The introduction acts as a type of road map or guide to the remainder of your written work, so it is very important. This section provides readers with a myriad of essential information. Use it to tell them what topic you are going to write about, why this topic is so important, and the manner in which your discussion will proceed. In a lot of academic fields or disciplines, the introduction will need a thesis statement in which you set out your paper’s central argument.
Use the introduction to provide readers with an idea of the types of evidence and/or information you will draw on to argue and support your thesis. Explain also how the following paragraphs, sections and/or pages will generally be organized. Having read your introductory section, there should be no unexpected elements to take readers by surprise as they peruse the entirety of your paper.
The Process of Writing a Good Introduction
Begin by considering the question(s) you are attempting to address. Your whole paper will be focused on answering this issue or question, and the very first stage of achieving this goal is the introductory paragraph. Your answer to the question will form your paper’s thesis, and it is likely this will be presented in your introductory paragraph. Hence, using this question is a good starting point in an introduction.
You could try leaving the writing of your introductory paragraph until last. While it may feel as if this part should be written first, this is not necessary. Moreover, this is not always the best way to write an effective introduction. It may be that you are not precisely sure what arguments you will make early on in the process.
You might start thinking you will argue a certain point but end up changing your mind when most of your paper is written. Consequently, your final argument may be a little or even radically different from your original idea. This is perfectly acceptable. However, in itself, the process of writing can play a key role in the development and organization of ideas, refining thoughts, thinking through complex issues, and developing well-rounded arguments.
So, if you write your introduction too early in this journey of discovery, the opening paragraph may not properly reflect your end product. Your paper will need to be revised to ensure your introduction, every piece of evidence, and your conclusion are an accurate reflection of your intended argument. Oftentimes, the easiest thing is to begin by writing down your proof or evidence and not write your introduction until last. This will ensure it matches the rest of your paper.
Strategies for Writing Effective Introduction
It is fine to write a provisional or experimental introduction to start with and later alter it. Some writers find it helpful to create some form of introductory paragraph first to get a writing project kick-started. If you belong to this category of writers, this approach is fine but make sure you revisit your introduction at a later time and, if needed, rewrite it.
Begin with a statement or sentence that gets readers hooked. Here are some strategies to consider (but bear in mind these might not suit every type of paper):
- an interesting example
- a stimulating quote closely linked to your paper’s argument
- a perplexing scenario
- some vivid and possibly surprising anecdote
- a question that gets readers thinking
Your essay’s opening sentence is one you need to pay careful attention to. Get yourself off on a good footing with readers by ensuring your opening sentence imparts some useful or intriguing information, done in a polished and interesting manner.

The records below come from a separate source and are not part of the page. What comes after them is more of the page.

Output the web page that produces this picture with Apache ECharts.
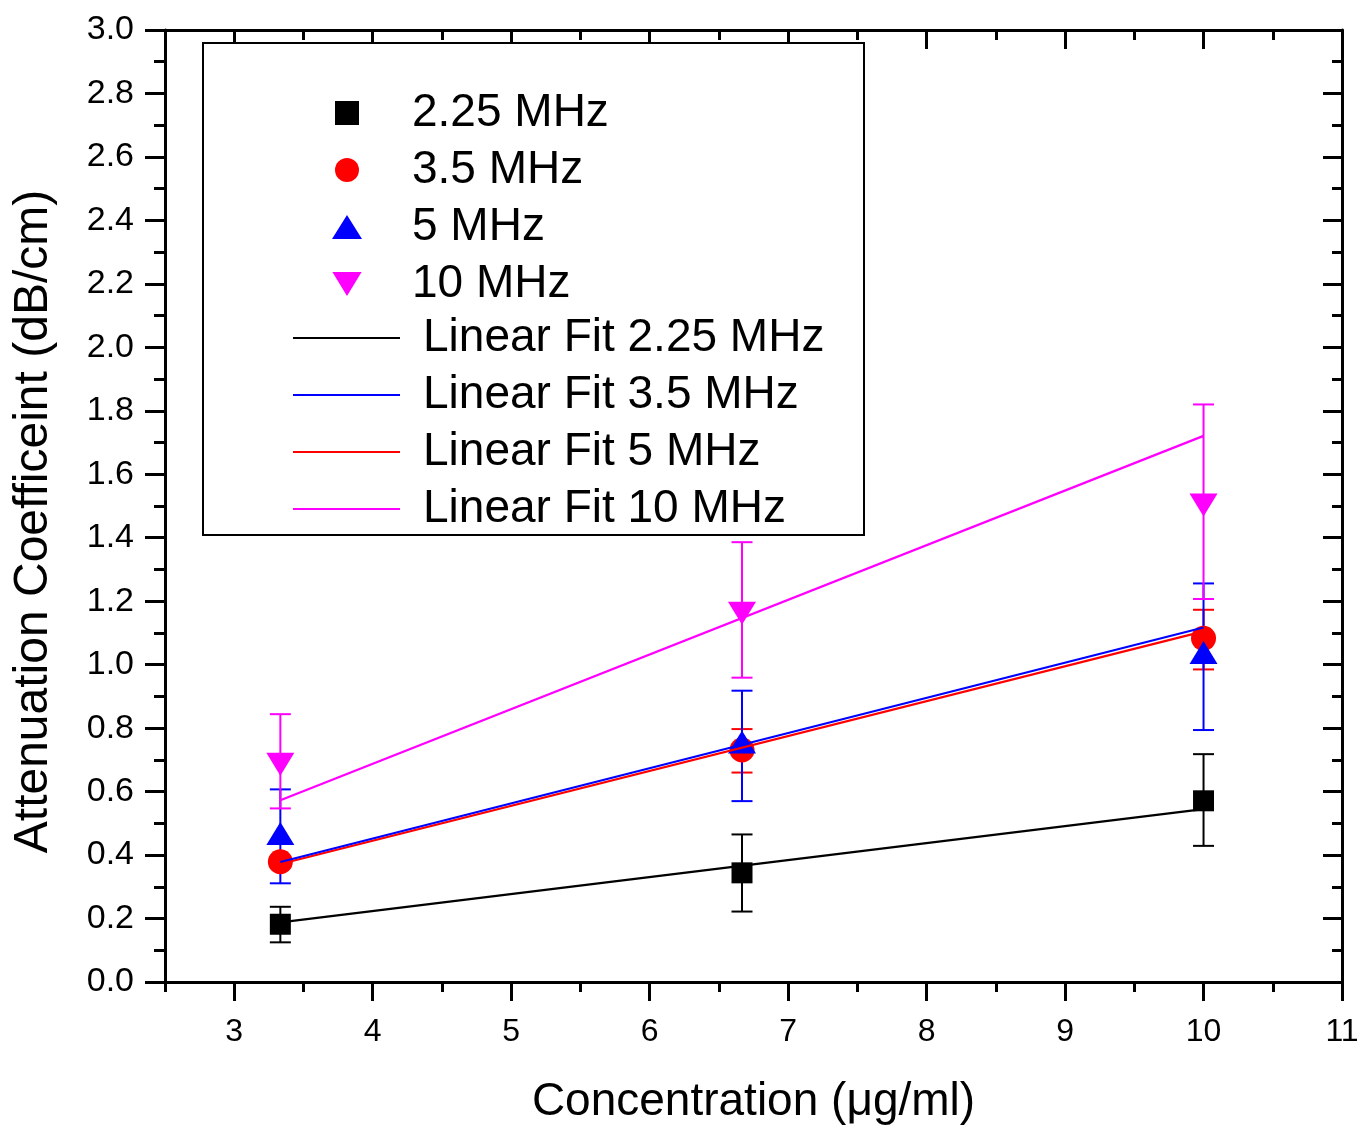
<!DOCTYPE html>
<html>
<head>
<meta charset="utf-8">
<script src="https://cdn.jsdelivr.net/npm/echarts@6/dist/echarts.min.js"></script>
<style>
html, body { margin: 0; background: #fff; }
#chart { width: 1361px; height: 1127px; }
</style>
</head>
<body>
<div id="chart"></div>
<script>
// concentration (ug/ml)
const concentration = [3.333, 6.667, 10];

// measured attenuation, with error bar ends
const mean225 = [0.182, 0.344, 0.571];
const low225 = [0.125, 0.222, 0.429];
const high225 = [0.237, 0.465, 0.718];

const mean35 = [0.379, 0.731, 1.083];
const low35 = [0.369, 0.660, 0.985];
const high35 = [0.389, 0.797, 1.173];

const mean5 = [0.468, 0.756, 1.038];
const low5 = [0.311, 0.570, 0.794];
const high5 = [0.607, 0.918, 1.256];

const mean10 = [0.686, 1.162, 1.503];
const low10 = [0.547, 0.959, 1.207];
const high10 = [0.844, 1.386, 1.820];

// linear fits, value at first and last concentration
const fitX = [3.333, 10];
const fit225 = [0.188, 0.545];
const fit35 = [0.378, 1.117];
const fit5 = [0.372, 1.105];
const fit10 = [0.573, 1.721];

const xMajorTicks = [3, 4, 5, 6, 7, 8, 9, 10, 11];
const xMinorTicks = [2.5, 3.5, 4.5, 5.5, 6.5, 7.5, 8.5, 9.5, 10.5];
const yTicks = [0, 0.2, 0.4, 0.6, 0.8, 1.0, 1.2, 1.4, 1.6, 1.8, 2.0, 2.2, 2.4, 2.6, 2.8, 3.0];

const FONT = '"Liberation Sans", Arial, sans-serif';
const black = '#000000';
const SQUARE = 'path://M0,0L10,0L10,10L0,10Z';
const DOWN_TRIANGLE = 'path://M0,0L28,0L14,23Z';

const pts = (ys) => concentration.map((x, i) => [x, ys[i]]);
const errs = (lo, hi) => concentration.map((x, i) => [x, lo[i], hi[i]]);
const fitPts = (ys) => fitX.map((x, i) => [x, ys[i]]);

function errorBar(name, color, data) {
    return {
        name: name,
        type: 'custom',
        data: data,
        encode: { x: 0, y: [1, 2] },
        renderItem: function (params, api) {
            const lo = api.coord([api.value(0), api.value(1)]);
            const hi = api.coord([api.value(0), api.value(2)]);
            const half = 10.5;
            const style = { stroke: color, lineWidth: 2 };
            return {
                type: 'group',
                children: [
                    { type: 'line', shape: { x1: lo[0], y1: lo[1], x2: hi[0], y2: hi[1] }, style: style },
                    { type: 'line', shape: { x1: hi[0] - half, y1: hi[1], x2: hi[0] + half, y2: hi[1] }, style: style },
                    { type: 'line', shape: { x1: lo[0] - half, y1: lo[1], x2: lo[0] + half, y2: lo[1] }, style: style }
                ]
            };
        },
        silent: true
    };
}

function markers(name, color, symbol, size, data) {
    return {
        name: name,
        type: 'scatter',
        data: data,
        symbol: symbol,
        symbolSize: size,
        itemStyle: { color: color, opacity: 1 }
    };
}

function fitLine(name, color, data) {
    return {
        name: name,
        type: 'line',
        data: data,
        symbol: 'none',
        lineStyle: { color: color, width: 2.2 },
        itemStyle: { color: color }
    };
}

const lineStyle = { color: black, width: 3 };

function xSide(position, ticks, length, inside, extra) {
    return Object.assign({
        type: 'value',
        position: position,
        min: 2.5,
        max: 11,
        interval: 0.5,
        axisLine: { show: true, onZero: false, lineStyle: lineStyle },
        axisTick: { show: true, customValues: ticks, length: length, inside: inside, lineStyle: lineStyle },
        axisLabel: { show: false },
        splitLine: { show: false }
    }, extra || {});
}

const chart = echarts.init(document.getElementById('chart'));

chart.setOption({
    backgroundColor: '#ffffff',
    animation: false,
    grid: { left: 165, right: 19, top: 30, bottom: 145, containLabel: false, outerBoundsMode: 'none' },
    xAxis: [
        xSide('bottom', xMajorTicks, 19, false, {
            axisLabel: {
                show: true, customValues: xMajorTicks, margin: 34,
                fontSize: 32, color: black, fontFamily: FONT
            },
            name: 'Concentration (μg/ml)',
            nameLocation: 'middle',
            nameGap: 97,
            nameTextStyle: { fontSize: 46, color: black, fontFamily: FONT }
        }),
        xSide('bottom', xMinorTicks, 10, false),
        xSide('top', xMajorTicks, 19, true),
        xSide('top', xMinorTicks, 10, true)
    ],
    yAxis: [
        {
            type: 'value', position: 'left', min: 0, max: 3, interval: 0.2,
            axisLine: { show: true, onZero: false, lineStyle: lineStyle },
            axisTick: { show: true, length: 20, lineStyle: lineStyle },
            minorTick: { show: true, splitNumber: 2, length: 11, lineStyle: lineStyle },
            axisLabel: {
                customValues: yTicks, margin: 31, fontSize: 34, color: black, fontFamily: FONT,
                formatter: (v) => v.toFixed(1)
            },
            splitLine: { show: false },
            name: 'Attenuation Coefficeint (dB/cm)',
            nameLocation: 'middle',
            nameGap: 107,
            nameTextStyle: { fontSize: 48, color: black, fontFamily: FONT, padding: [0, 31, 0, 0] }
        },
        {
            type: 'value', position: 'right', min: 0, max: 3, interval: 0.2,
            axisLine: { show: true, onZero: false, lineStyle: lineStyle },
            axisTick: { show: true, inside: true, length: 19, lineStyle: lineStyle },
            minorTick: { show: true, splitNumber: 2, length: 10, lineStyle: lineStyle },
            axisLabel: { show: false },
            splitLine: { show: false }
        }
    ],
    graphic: [
        {
            type: 'rect',
            z: 3,
            shape: { x: 203, y: 43, width: 661, height: 492 },
            style: { fill: '#ffffff', stroke: black, lineWidth: 2 }
        }
    ],
    legend: [
        {
            data: [
                { name: '2.25 MHz', icon: SQUARE },
                { name: '3.5 MHz', icon: 'circle' },
                { name: '5 MHz', icon: 'triangle' },
                { name: '10 MHz', icon: DOWN_TRIANGLE }
            ],
            orient: 'vertical',
            left: 332,
            top: 90,
            padding: 0,
            itemWidth: 30,
            itemHeight: 24,
            itemGap: 11,
            symbolKeepAspect: true,
            selectedMode: false,
            textStyle: { fontSize: 46, color: black, fontFamily: FONT, padding: [0, 0, 0, 45] },
            z: 5
        },
        {
            data: [
                { name: 'Linear Fit 2.25 MHz', icon: 'rect' },
                { name: 'Linear Fit 3.5 MHz', icon: 'rect' },
                { name: 'Linear Fit 5 MHz', icon: 'rect' },
                { name: 'Linear Fit 10 MHz', icon: 'rect' }
            ],
            orient: 'vertical',
            left: 293,
            top: 315,
            padding: 0,
            itemWidth: 107,
            itemHeight: 2,
            itemGap: 11,
            selectedMode: false,
            textStyle: { fontSize: 46, color: black, fontFamily: FONT, padding: [0, 0, 0, 18] },
            z: 5
        }
    ],
    series: [
        errorBar('err 2.25', '#000000', errs(low225, high225)),
        markers('2.25 MHz', '#000000', 'rect', 21, pts(mean225)),
        errorBar('err 3.5', '#ff0000', errs(low35, high35)),
        markers('3.5 MHz', '#ff0000', 'circle', 25, pts(mean35)),
        errorBar('err 5', '#0000ff', errs(low5, high5)),
        markers('5 MHz', '#0000ff', 'triangle', [28, 23], pts(mean5)),
        errorBar('err 10', '#ff00ff', errs(low10, high10)),
        markers('10 MHz', '#ff00ff', DOWN_TRIANGLE, [28, 23], pts(mean10)),
        fitLine('Linear Fit 2.25 MHz', '#000000', fitPts(fit225)),
        fitLine('Linear Fit 5 MHz', '#ff0000', fitPts(fit5)),
        fitLine('Linear Fit 3.5 MHz', '#0000ff', fitPts(fit35)),
        fitLine('Linear Fit 10 MHz', '#ff00ff', fitPts(fit10))
    ]
});
</script>
</body>
</html>
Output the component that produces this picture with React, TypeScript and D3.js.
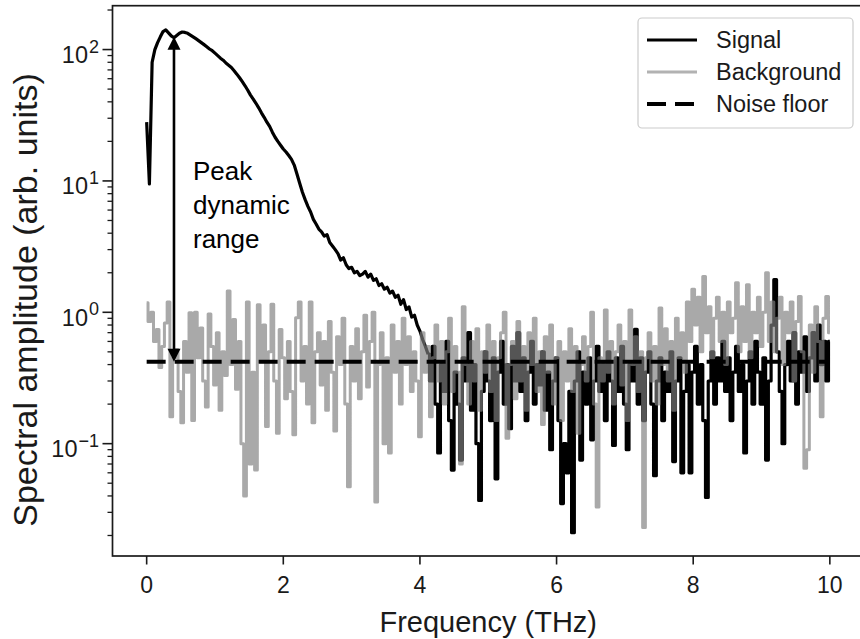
import React from "react";
import * as d3 from "d3";

// Uniformly sampled spectrum: frequency = FREQ_START + i * FREQ_STEP (THz)
const FREQ_START = 0;
const FREQ_STEP = 0.04;
// sample index where the signal sinks into the noise
const SIGNAL_NOISE_START = 103;

const SIGNAL = [
  28, 9.5, 80, 100, 113, 125, 137, 141, 134, 127,
  123, 128, 133, 136, 135, 133, 129, 125, 121, 117,
  113, 109, 105, 101, 98, 94, 90, 86, 83, 79,
  76, 73, 69, 65, 61, 57, 53, 49, 45, 42,
  39, 36, 33, 30.5, 28, 26, 23.5, 21.5, 20, 18.7,
  17.5, 16.6, 15.6, 14.6, 13.2, 11.3, 9.6, 8.2, 7.2, 6.4,
  5.8, 5.1, 4.7, 4.3, 4.1, 3.8, 3.9, 3.4, 3.2, 3.0,
  2.8, 2.5, 2.6, 2.3, 2.15, 2.2, 2.0, 2.05, 1.9, 1.95,
  2.05, 1.85, 1.95, 1.75, 1.8, 1.6, 1.65, 1.5, 1.55, 1.4,
  1.45, 1.3, 1.35, 1.15, 1.25, 1.05, 1.1, 0.92, 0.95, 0.8,
  0.72, 0.62, 0.55, 0.48, 0.3, 0.55, 0.2, 0.085, 0.4, 0.25,
  0.6, 0.15, 0.063, 0.35, 0.2, 0.075, 0.45, 0.3, 0.7, 0.18,
  0.4, 0.1, 0.037, 0.25, 0.5, 0.3, 0.15, 0.45, 0.054, 0.35,
  0.6, 0.2, 0.4, 0.13, 0.55, 0.3, 0.7, 0.25, 0.45, 0.15,
  0.35, 0.6, 0.2, 0.4, 0.28, 0.5, 0.18, 0.35, 0.09, 0.3,
  0.45, 0.15, 0.035, 0.1, 0.06, 0.25, 0.021, 0.3, 0.5, 0.075,
  0.35, 0.2, 0.45, 0.107, 0.3, 0.55, 0.25, 0.4, 0.15, 0.5,
  0.3, 0.097, 0.45, 0.25, 0.55, 0.2, 0.09, 0.4, 0.3, 0.74,
  0.2, 0.45, 0.15, 0.35, 0.5, 0.2, 0.057, 0.3, 0.45, 0.15,
  0.35, 0.25, 0.5, 0.073, 0.3, 0.45, 0.06, 0.25, 0.4, 0.06,
  0.35, 0.55, 0.2, 0.4, 0.15, 0.039, 0.3, 0.5, 0.2, 0.45,
  0.3, 0.6, 0.25, 0.45, 0.15, 0.35, 0.55, 0.25, 0.4, 0.085,
  0.3, 0.5, 0.2, 0.6, 0.35, 0.2, 0.45, 0.075, 0.3, 0.8,
  1.77, 0.5, 0.25, 0.1, 0.4, 0.6, 0.3, 0.7, 0.2, 0.5,
  0.35, 0.65, 0.25, 0.45, 0.7, 0.3, 0.8, 0.4, 0.6, 0.3,
  0.6,
];

const BACKGROUND = [
  1.18, 0.85, 1.0, 0.6, 0.74, 0.38, 0.55, 0.83, 1.2, 0.16,
  0.45, 0.52, 0.25, 0.144, 0.6, 0.35, 0.99, 0.15, 1.0, 0.45,
  0.76, 0.3, 0.19, 0.97, 0.55, 0.28, 0.7, 0.18, 0.5, 0.33,
  1.45, 0.4, 0.88, 0.26, 0.6, 0.1, 0.04, 1.2, 0.07, 0.35,
  0.063, 1.14, 0.42, 0.8, 0.135, 0.5, 1.15, 0.3, 0.12, 0.74,
  0.45, 0.22, 0.6, 0.25, 0.117, 0.91, 1.2, 0.3, 0.55, 0.2,
  1.2, 0.144, 0.5, 0.7, 0.28, 0.6, 0.18, 0.85, 0.35, 0.125,
  0.65, 0.4, 0.9, 0.2, 0.047, 0.55, 0.3, 0.75, 0.22, 0.5,
  0.95, 0.27, 0.6, 1.0, 0.036, 0.4, 0.7, 0.1, 0.45, 0.085,
  0.8, 0.35, 0.6, 0.2, 0.9, 0.4, 0.65, 0.25, 0.5, 0.3,
  0.113, 0.7, 0.35, 0.55, 0.16, 0.45, 0.8, 0.3, 0.6, 0.2,
  0.5, 0.9, 0.25, 0.55, 0.35, 0.07, 1.1, 0.4, 0.2, 0.6,
  0.3, 0.75, 0.18, 0.5, 0.35, 0.8, 0.25, 0.6, 0.15, 0.45,
  0.7, 1.0, 0.11, 0.4, 0.6, 0.22, 0.85, 0.3, 0.55, 0.18,
  0.7, 0.4, 0.9, 0.25, 0.5, 0.14, 0.65, 0.35, 0.8, 0.2,
  0.45, 0.6, 0.15, 0.5, 0.3, 0.75, 0.25, 0.55, 0.12, 0.4,
  0.65, 0.3, 0.55, 1.0, 0.2, 0.033, 0.45, 0.3, 1.04, 0.35,
  0.6, 0.2, 0.5, 0.8, 0.28, 0.6, 0.15, 1.04, 0.4, 0.65,
  0.25, 0.5, 0.023, 0.45, 0.7, 0.3, 0.55, 0.2, 1.08, 0.4,
  0.75, 0.3, 0.6, 0.18, 0.9, 0.45, 0.7, 0.35, 1.2, 0.6,
  1.5, 0.8, 1.3, 0.5, 1.87, 0.7, 1.1, 0.45, 0.9, 1.3,
  0.6, 1.0, 0.4, 1.2, 0.7, 0.9, 1.68, 0.5, 1.1, 0.6,
  1.62, 0.45, 1.0, 0.7, 1.3, 0.55, 1.0, 2.0, 0.6, 1.2,
  0.5, 0.9, 1.3, 0.4, 1.0, 0.7, 1.2, 0.3, 0.85, 1.32,
  0.5, 0.065, 0.09, 0.8, 0.35, 1.1, 0.6, 0.16, 0.9, 1.32,
  0.7,
];

const NOISE_FLOOR = 0.42;
const NOISE_RANGE = [0, 10];
const X_TICKS = [0, 2, 4, 6, 8, 10];
const Y_DECADES = [-1, 0, 1, 2];
const LEGEND_LABELS = ["Signal", "Background", "Noise floor"];
const ANNOTATION_LINES = ["Peak", "dynamic", "range"];
const ARROW_FREQ = 0.4;
const ARROW_TOP = 125;
const X_LABEL = "Frequency (THz)";
const Y_LABEL = "Spectral amplitude (arb. units)";

const FONT = "'Liberation Sans', Arial, Helvetica, sans-serif";

type Pt = [number, number];

export default function App() {
  const W = 860;
  const H = 639;
  const left = 112.5;
  const right = 864;
  const top = 5.7;
  const bottom = 556;

  const x = d3.scaleLinear().domain([-0.5, 10.5]).range([left, right]);
  const y = d3.scaleLog().domain([0.01396, 215.7]).range([bottom, top]);

  const toPts = (arr: number[]): Pt[] =>
    arr.map((v, i) => [FREQ_START + i * FREQ_STEP, v] as Pt);

  const smoothLine = d3
    .line<Pt>()
    .x((d) => x(d[0]))
    .y((d) => y(d[1]));
  const noisyLine = d3
    .line<Pt>()
    .x((d) => x(d[0]))
    .y((d) => y(d[1]))
    .curve(d3.curveStep);

  const sigPts = toPts(SIGNAL);
  const sigSmooth = sigPts.slice(0, SIGNAL_NOISE_START + 1);
  const sigNoisy = sigPts.slice(SIGNAL_NOISE_START);
  const bgPts = toPts(BACKGROUND);

  const minorTicks: number[] = [];
  for (let e = -2; e <= 2; e++) {
    for (let m = 2; m <= 9; m++) {
      const v = m * Math.pow(10, e);
      const py = y(v);
      if (py <= bottom && py >= top) minorTicks.push(v);
    }
  }

  const arrowX = x(ARROW_FREQ);
  const arrowTopY = y(ARROW_TOP);
  const arrowBotY = y(NOISE_FLOOR);
  const headL = 13;
  const headW = 6.5;

  const legX = 638;
  const legY = 18;
  const legRowH = 32;
  const ink = "#1a1a1a";

  return (
    <svg
      width={W}
      height={H}
      style={{ position: "absolute", left: 0, top: 0, background: "#fff" }}
      fontFamily={FONT}
    >
      <rect x={0} y={0} width={W} height={H} fill="#fff" />
      <defs>
        <clipPath id="plotclip">
          <rect x={left} y={top} width={right - left} height={bottom - top} />
        </clipPath>
      </defs>

      <g clipPath="url(#plotclip)">
        <path
          d={(smoothLine(sigSmooth) || "") + (noisyLine(sigNoisy) || "")}
          fill="none"
          stroke="#000"
          strokeWidth={3.2}
          strokeLinejoin="round"
        />
        <path
          d={noisyLine(bgPts) || ""}
          fill="none"
          stroke="#7f7f7f"
          strokeOpacity={0.67}
          strokeWidth={3}
          strokeLinejoin="round"
        />
        <line
          x1={x(NOISE_RANGE[0])}
          x2={x(NOISE_RANGE[1])}
          y1={y(NOISE_FLOOR)}
          y2={y(NOISE_FLOOR)}
          stroke="#000"
          strokeWidth={4}
          strokeDasharray="19 9"
        />
        {/* double-headed arrow */}
        <line
          x1={arrowX}
          x2={arrowX}
          y1={arrowTopY + headL - 1}
          y2={arrowBotY - headL + 1}
          stroke="#000"
          strokeWidth={2.6}
        />
        <path
          d={`M${arrowX},${arrowTopY} L${arrowX - headW},${arrowTopY + headL} L${arrowX + headW},${arrowTopY + headL} Z`}
          fill="#000"
        />
        <path
          d={`M${arrowX},${arrowBotY} L${arrowX - headW},${arrowBotY - headL} L${arrowX + headW},${arrowBotY - headL} Z`}
          fill="#000"
        />
      </g>

      {/* annotation */}
      {ANNOTATION_LINES.map((t, i) => (
        <text key={t} x={193} y={180 + i * 34} fontSize={26} fill="#000">
          {t}
        </text>
      ))}

      {/* axes frame */}
      <rect
        x={left}
        y={top}
        width={right - left}
        height={bottom - top}
        fill="none"
        stroke={ink}
        strokeWidth={1.7}
      />

      {/* x ticks */}
      {X_TICKS.map((t) => (
        <g key={t}>
          <line x1={x(t)} x2={x(t)} y1={bottom} y2={bottom + 8.5} stroke={ink} strokeWidth={1.6} />
          <text x={x(t)} y={593} textAnchor="middle" fontSize={23} fill={ink}>
            {t}
          </text>
        </g>
      ))}

      {/* y ticks */}
      {Y_DECADES.map((e) => {
        const py = y(Math.pow(10, e));
        return (
          <g key={e}>
            <line x1={left - 10} x2={left} y1={py} y2={py} stroke={ink} strokeWidth={1.6} />
            <text x={99} y={py + 13.5} textAnchor="end" fontSize={23.5} fill={ink}>
              <tspan>10</tspan>
              <tspan fontSize={18} dy={-10.5} dx={1}>
                {e < 0 ? "\u2212" + Math.abs(e) : String(e)}
              </tspan>
            </text>
          </g>
        );
      })}
      {minorTicks.map((v) => (
        <line key={v} x1={left - 5} x2={left} y1={y(v)} y2={y(v)} stroke={ink} strokeWidth={1.3} />
      ))}

      {/* axis labels */}
      <text x={(left + right) / 2} y={632} textAnchor="middle" fontSize={29} fill={ink}>
        {X_LABEL}
      </text>
      <text
        transform={`translate(37,300) rotate(-90)`}
        textAnchor="middle"
        fontSize={34}
        fill={ink}
      >
        {Y_LABEL}
      </text>

      {/* legend */}
      <rect
        x={legX}
        y={legY}
        width={215}
        height={110}
        rx={4}
        fill="#fff"
        fillOpacity={0.8}
        stroke="#cccccc"
        strokeWidth={1.2}
      />
      {LEGEND_LABELS.map((lab, i) => {
        const ly = legY + 22 + i * legRowH;
        return (
          <g key={lab}>
            {i === 0 && <line x1={647} x2={697} y1={ly} y2={ly} stroke="#000" strokeWidth={3} />}
            {i === 1 && (
              <line x1={647} x2={697} y1={ly} y2={ly} stroke="#7f7f7f" strokeOpacity={0.6} strokeWidth={3} />
            )}
            {i === 2 && (
              <line x1={647} x2={697} y1={ly} y2={ly} stroke="#000" strokeWidth={4} strokeDasharray="19 9" />
            )}
            <text x={716} y={ly + 8} fontSize={23.5} fill={ink}>
              {lab}
            </text>
          </g>
        );
      })}
    </svg>
  );
}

Five Types of Introduction that Are Not So Effective
If you do not have much to write about on a particular topic, this type of weaker introductory paragraph is relatively easy. In essence, it contains a number of rather vague sentences that do not say a great deal. Their goal is to fill the place of an introduction in a paper. If you have something useful to mention, then say it. Otherwise, this type of introduction simply holds the place, i.e., it is a “placeholder.”
2. An introduction that restates the question:
Sometimes, this strategy can be effective. It needs to be nothing more than simply restating your paper’s question rather than introducing your paper in a more interesting and/or specific way. With several essays from writers responding to this same question, teachers or professors will not want to have to read an entire paragraph that merely restates the assignment’s question.
3. The introduction known as the Webster’s Dictionary intro:
This type of introduction starts with the writer defining a word (or some of the words) from the assignment’s question as these are defined in, say, Webster’s dictionary. This is something any writer can do. If your aim is to discuss a key term, developing a definition of this yourself can be more advantageous and interesting for both you and your readership. This is especially so in the context of a specific assignment or class.
It may also be possible to take a definition from reading material or a source related to your class. You also need to understand that a dictionary is not necessarily an authority on your work. For example, its definition is unlikely to have considered your course context, and the information provided is not especially detailed.
4. “Dawn of Man:”
Generally speaking, this introduction type uses sweeping and broad-ranging statements regarding a topic’s relevance e.g. since time began, all over the world, and so on. Usually, it is very broad and general (very like a placeholder) and it does not link to a paper’s thesis. It often uses clichés, examples of which are “throughout the ages” and the “dawn of man.” It is difficult to think of a scenario where these might work. Very often, instructors consider them irritating.
5. The “Book Report:”
You possibly used introductions of this type when writing book reports at elementary school. You provide the book’s author and title, tell readers what that book is all about, and present other basic information about it. Because this format feels comfortable and familiar, you might be tempted to use it as a space filler. Since it includes information that your readers possibly know already and is not relevant to your paper’s thesis, this type of introduction is not effective.
To Conclude …
It can be difficult to write a good introduction. You could try various options before choosing the format you like best.
So, an introductory paragraph is used to transport readers into your paper’s topic, but what about your concluding paragraph? To put it simply, the closing paragraph should help return them to their everyday lives – while leaving them with a lasting feeling that they have read something meaningful and useful.